Mallory Shaw, another Mills student, remembers her first pair of Dr. Martens, black 8-hole AirWairs, which she purchased at fifteen. Shaw used them mostly as work boots at the Jiffy Lube she worked at then. “They were practical, comfortable, and withstood a lot of abuse,” Shaw explained. Since then, Shaw, who usually wears her Dr. Martens laced over jeans, has purchased other pairs throughout the years “because I knew the brand was reliable and I also enjoyed the utilitarian aesthetic.”
The utilitarian style is a hallmark trend this season, popping up everywhere on the Fall 2012 runways of designers like Jason Wu and Jen Kau and spawning an army of faux Martens wearing trendsetters. “Docs used to be reserved for the rebels, punks, and metal thrashers, but now they’ve transcended into mainstream culture,” Rabe said.
This assimilation of the Dr. Martens brand into the mainstream did not happen overnight. Shaw explained how the brand has evolved since its reemergence during the grunge movement of the 1990s, “[the brand has] definitely become more flashy and high fashion in the past decade. There are more feminine styles of the boot now and it seems to me that people buy the boots to make a fashion statement rather than for a practical purpose,” Shaw said.
Dr. Martens’ transformation from a coveted icon of functionality and individuality to a fashion statement reflects the evolution of the counterculture. Shaw explained that what began as a movement against established social orders is now ironically embraced by them, “the original [Dr. Martens] culture was a counter movement against high fashion/mainstream commercialism [but] now the haute couture world has appropriated this iconic brand.”

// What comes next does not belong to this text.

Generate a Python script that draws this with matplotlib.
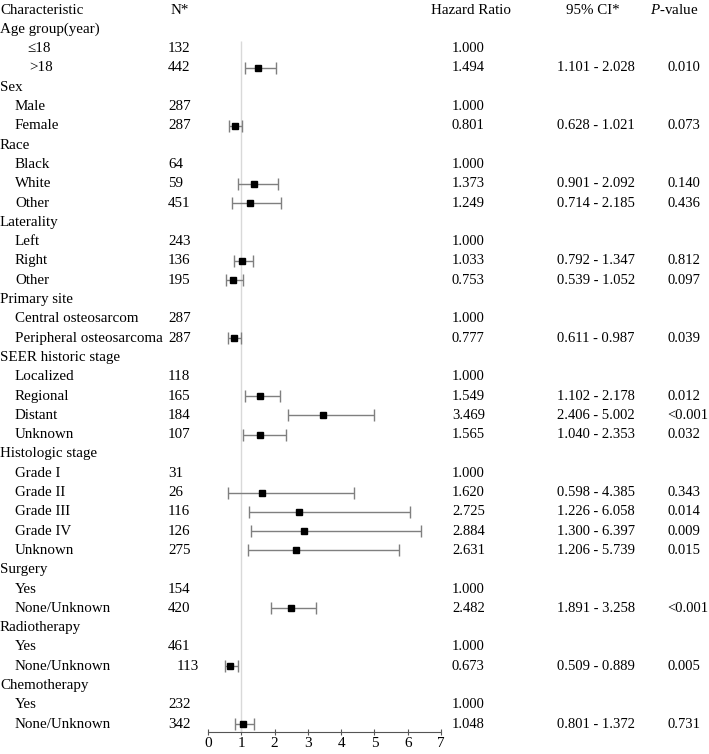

As encapsulated by Deyn, edginess has become synonymous with fashion, rather than being a symbol of rebellion, and Dr. Martens has evolved along with it. In addition to collaborating with the fashionably rebellious Deyn, the brand has also collaborated with Ronnie Fieg, a rising footwear designer from Queens, NY, and with the Oregon-based Pendleton brand, a family-owned business inspired by Native American designs.

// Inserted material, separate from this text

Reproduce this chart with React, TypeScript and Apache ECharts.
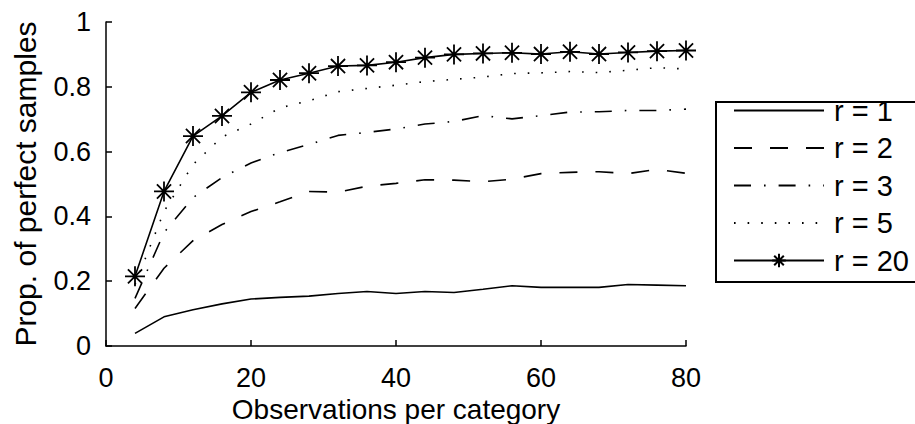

Dr. Martens’ collaborative choices show that even as it makes forays into mainstream fashion, it still retains a unique edge, partnering with designers and brands who represent the evolving counterculture, balancing functionality with fashion and keeping up with the decades of change which generations of Dr. Martens-wearing youth helped bring about.
Fifty two years and a hundred million pairs of boots since its founding, Dr. Martens has changed along with the times, balancing its working class slash counterculture heritage with fashion forward designs. At Mills, where students are as unique as they are fashionable, Dr. Martens is the perfect union.
This article won second place for Best Feature Story at the 2013 California College Media Association (CCMA) Awards.